Prior to the 1900s, Koranic schools, or madrasas, were the only form of education in Bahrain. Ther first academic school in the country was an elementary school established by the American Dutch Reformed Church in 1892. Bahraini merchants enrolled their students in the school, where they learned English, mathematics, and Christianity, until it closed in 1933, reopening the following year as the Al Raja School, which is still in operation.

After World War II, public schools were opened on Bahrain, the first being Al-Hidaya Al-Khalifa Boys School, on the island of Muharraq. A second public boys school was opened in Manama in 1926, and the first public school for girls was established in 1928. Originally funded primarily by merchants, the government took over the functions of the schools in 1930.
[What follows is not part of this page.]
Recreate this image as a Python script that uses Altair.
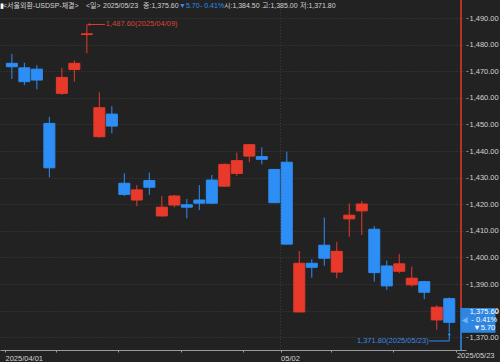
import altair as alt
import pandas as pd

# ---------------- data ----------------
dates = ["04/01", "04/02", "04/03", "04/04", "04/07", "04/08", "04/09", "04/10", "04/11",
         "04/14", "04/15", "04/16", "04/17", "04/18", "04/21", "04/22", "04/23", "04/24",
         "04/25", "04/28", "04/29", "04/30", "05/02", "05/07", "05/08", "05/09", "05/12",
         "05/13", "05/14", "05/15", "05/16", "05/19", "05/20", "05/21", "05/22", "05/23"]
opens = [1473.0, 1471.3, 1470.8, 1450.4, 1461.7, 1470.7, 1483.8, 1445.4, 1453.9,
         1427.9, 1421.6, 1428.9, 1415.6, 1419.7, 1419.8, 1421.6, 1429.1, 1426.8,
         1431.6, 1438.1, 1437.9, 1433.1, 1435.8, 1379.5, 1397.8, 1404.6, 1394.5,
         1414.5, 1417.5, 1410.6, 1396.8, 1394.8, 1389.7, 1390.9, 1376.5, 1384.5]
highs = [1476.5, 1473.2, 1472.3, 1452.9, 1471.3, 1474.0, 1487.6, 1462.1, 1456.9,
         1431.6, 1427.2, 1431.9, 1423.1, 1423.5, 1422.0, 1427.2, 1431.0, 1435.3,
         1439.4, 1442.6, 1441.4, 1433.3, 1439.8, 1402.4, 1399.3, 1415.0, 1405.9,
         1420.3, 1421.2, 1411.8, 1398.8, 1401.3, 1396.6, 1391.2, 1382.1, 1385.0]
lows = [1467.1, 1464.8, 1463.2, 1430.1, 1461.1, 1466.1, 1476.8, 1445.0, 1446.7,
        1423.1, 1419.3, 1423.5, 1415.4, 1418.9, 1414.7, 1417.8, 1420.2, 1426.5,
        1430.7, 1435.8, 1435.0, 1420.5, 1405.0, 1379.4, 1392.4, 1396.9, 1392.2,
        1407.8, 1408.4, 1390.9, 1387.8, 1394.1, 1389.0, 1384.3, 1372.8, 1371.8]
closes = [1471.7, 1466.1, 1466.7, 1433.7, 1467.7, 1473.0, 1484.1, 1456.3, 1449.4,
          1423.7, 1425.4, 1426.4, 1418.9, 1423.1, 1418.9, 1420.4, 1420.4, 1435.0,
          1436.4, 1442.4, 1436.9, 1420.6, 1405.0, 1397.8, 1396.3, 1399.7, 1402.3,
          1415.9, 1420.1, 1394.3, 1389.3, 1397.6, 1392.2, 1386.9, 1381.3, 1375.6]

y_ticks = [1370, 1380, 1390, 1400, 1410, 1420, 1430, 1440, 1450, 1460, 1470, 1480, 1490]
x_tick_pos = [-0.55, 3.5, 8.5, 13.5, 18.5, 21.5, 25.5, 30.5, 35.5]

RED = "#e8392b"
BLUE = "#2d8ef5"
BG = "#222222"
GRID = "#3d3d3d"
TXT = "#d2d2d2"
FONT = "Liberation Sans, Arial, sans-serif"
KFONT = "Liberation Sans, Noto Sans CJK KR, sans-serif"
FS = 7.5

XMIN, XMAX = -0.55, 35.94
YMIN, YMAX = 1365.2, 1496.8

df = pd.DataFrame({"i": list(range(len(dates))), "date": dates, "open": opens,
                   "high": highs, "low": lows, "close": closes})
df["dir"] = ["up" if c >= o else "down" for o, c in zip(opens, closes)]

xs = alt.Scale(domain=[XMIN, XMAX], nice=False, zero=False)
ys = alt.Scale(domain=[YMIN, YMAX], nice=False, zero=False)
cs = alt.Scale(domain=["up", "down"], range=[RED, BLUE])

x_axis = alt.Axis(values=x_tick_pos, grid=False, title=None,
                  labelExpr="datum.value < 0 ? '2025/04/01' : (datum.value == 21.5 ? '05/02' : '')",
                  labelAlign="left", labelFlush=False, labelBound=False, labelOverlap=False,
                  labelColor=TXT, labelFont=FONT, labelFontSize=FS, labelPadding=2,
                  domainColor="#9a9a9a", tickColor="#9a9a9a", tickSize=2)
y_axis = alt.Axis(orient="right", values=y_ticks, format=",.2f", title=None,
                  grid=True, gridColor=GRID, gridDash=[1, 2], domain=False,
                  labelColor=TXT, labelFont=FONT, labelFontSize=FS, labelOverlap=False,
                  labelPadding=1, tickColor="#8a8a8a", tickSize=2)


def X(f):
    return alt.X(f, scale=xs, axis=x_axis)


def Y(f):
    return alt.Y(f, scale=ys, axis=y_axis)


base = alt.Chart(df)

wicks = base.mark_rule(strokeWidth=1).encode(
    x=X("i:Q"), y=Y("low:Q"), y2="high:Q",
    color=alt.Color("dir:N", scale=cs, legend=None),
)

bodies = base.mark_bar(size=11, strokeWidth=1).encode(
    x=X("i:Q"), y=Y("open:Q"), y2="close:Q",
    color=alt.Color("dir:N", scale=cs, legend=None),
    stroke=alt.Color("dir:N", scale=cs, legend=None),
)

# month separator grid line (05/02)
vgrid = alt.Chart(pd.DataFrame({"i": [21.5]})).mark_rule(
    color=GRID, strokeDash=[1, 2]).encode(x=X("i:Q"))

# right edge line: red above current price box, blue below
edge = alt.Chart(pd.DataFrame({"i": [XMAX, XMAX], "y": [YMAX, 1381.0], "y2": [1381.0, YMIN],
                               "c": ["up", "down"]})).mark_rule(strokeWidth=1.5).encode(
    x=X("i:Q"), y=Y("y:Q"), y2="y2:Q",
    color=alt.Color("c:N", scale=cs, legend=None))

# last date label under the price axis
last_date = alt.Chart(pd.DataFrame({"x": [38.62], "y": [1363.0], "t": ["2025/05/23"]})).mark_text(
    color=TXT, font=FONT, fontSize=FS, align="right", baseline="middle").encode(
    x=X("x:Q"), y=Y("y:Q"), text="t:N")

# current price box
box = alt.Chart(pd.DataFrame({"x": [XMAX], "x2": [38.7], "y": [1381.0], "y2": [1371.7]})).mark_rect(
    color="#2f86e0").encode(x=X("x:Q"), x2="x2:Q", y=Y("y:Q"), y2="y2:Q")
notch = alt.Chart(pd.DataFrame({"x": [36.25], "y": [1376.3]})).mark_point(
    shape="triangle-left", filled=True, size=45, color="#6fb2f5", opacity=1).encode(
    x=X("x:Q"), y=Y("y:Q"))
box_txt = alt.Chart(pd.DataFrame({"x": [37.8, 37.8, 37.8],
                                  "y": [1379.6, 1376.6, 1373.6],
                                  "t": ["1,375.60", "- 0.41%", "▼5.70"]})).mark_text(
    color="white", font=FONT, fontSize=FS, align="center", baseline="middle").encode(
    x=X("x:Q"), y=Y("y:Q"), text="t:N")

# low annotation
low_line = alt.Chart(pd.DataFrame({"x": [33.4, 35.0, 35.0], "y": [1368.6, 1368.6, 1371.6],
                                   "o": [0, 1, 2]})).mark_line(color=BLUE, strokeWidth=1).encode(
    x=X("x:Q"), y=Y("y:Q"), order="o:Q")
low_arrow = alt.Chart(pd.DataFrame({"x": [35.0], "y": [1371.3]})).mark_point(
    shape="triangle-up", filled=True, size=10, color=BLUE, opacity=1).encode(
    x=X("x:Q"), y=Y("y:Q"))
low_txt = alt.Chart(pd.DataFrame({"x": [33.35], "y": [1368.6], "t": ["1,371.80(2025/05/23)"]})).mark_text(
    color="#3a8be0", font=FONT, fontSize=FS, align="right", baseline="middle").encode(
    x=X("x:Q"), y=Y("y:Q"), text="t:N")

# high annotation
hi_line = alt.Chart(pd.DataFrame({"x": [6.05, 7.45], "y": [1487.6, 1487.6], "o": [0, 1]})).mark_line(
    color=RED, strokeWidth=1).encode(x=X("x:Q"), y=Y("y:Q"), order="o:Q")
hi_arrow = alt.Chart(pd.DataFrame({"x": [6.15], "y": [1487.6]})).mark_point(
    shape="triangle-left", filled=True, size=10, color=RED, opacity=1).encode(
    x=X("x:Q"), y=Y("y:Q"))
hi_txt = alt.Chart(pd.DataFrame({"x": [7.52], "y": [1487.6], "t": ["1,487.60(2025/04/09)"]})).mark_text(
    color="#d8443a", font=FONT, fontSize=FS, align="left", baseline="middle").encode(
    x=X("x:Q"), y=Y("y:Q"), text="t:N")

# header
head_x = [0.0, 3, 86, 103, 143, 179, 200, 224, 262, 300]
head_t = ["▮", "<서울외환-USDSP-체결>", "<일>", "2025/05/23", "종:1,375.60", "▼5.70", "- 0.41%",
          "시:1,384.50", "고:1,385.00", "저:1,371.80"]
head_c = ["w", "g", "g", "g", "g", "b", "b", "g", "g", "g"]
hdf = pd.DataFrame({"px": head_x, "t": head_t, "c": head_c})
header = alt.Chart(hdf).mark_text(font=KFONT, fontSize=7, align="left", baseline="middle").encode(
    x=alt.X("px:Q", scale=None), y=alt.value(6), text="t:N",
    color=alt.Color("c:N", scale=alt.Scale(domain=["w", "g", "b"], range=["#ffffff", TXT, BLUE]),
                    legend=None))

chart = alt.layer(vgrid, wicks, bodies, edge, last_date, box, notch, box_txt, low_line, low_arrow,
                  low_txt, hi_line, hi_arrow, hi_txt, header).properties(
    width=466, height=350,
    padding={"left": 0, "top": 0, "right": 34, "bottom": 12},
    autosize=alt.AutoSizeParams(type="none"),
    background=BG,
).configure_view(fill=BG, stroke=None).resolve_scale(color="independent")

chart.save("out.html", embed_options={"renderer": "svg", "actions": False})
Today, school supplies, books, uniforms, meals, and transportation to and from school are paid for by the Bahraini government, and there is no tuition for primary, intermediate, or secondary schools. In practice, nearly all children attend primary school, and about two-thirds of Bahraini children enroll in intermediate school, but there is a high drop-out rate in secondary school, particularly among girls.

Nevertheless, Bahrain has a literacy rate approaching 95%.

In addition to Bahrain's public schools, there are several private, international, and religious schools in Bahrain, some of which primarily serve the children of foreign workers, executives, diplomats, and military personnel residing in Bahrain. Other schools are operated by foreign governments, such as the United States Department of Defense.

The first institution of higher learning in Bahrain was the Gulf Polytechnic, which opened in 1968 as the Gulf Technical College, and merged with the University College of Art, Science, and Education in 1979 to create UCB/Polytechnic. Today, there are other choices as well, such as the University of Bahrain, Bahrain Polytechnic, the College of Health Sciences, the Arabian Gulf University, and some private universities.

Primary, intermediate, and secondary education in Bahrain are regulated by the Bahrain Ministry of Education, while institutions of higher learning are overseen by the Quality Assurance Authority for Education and Training.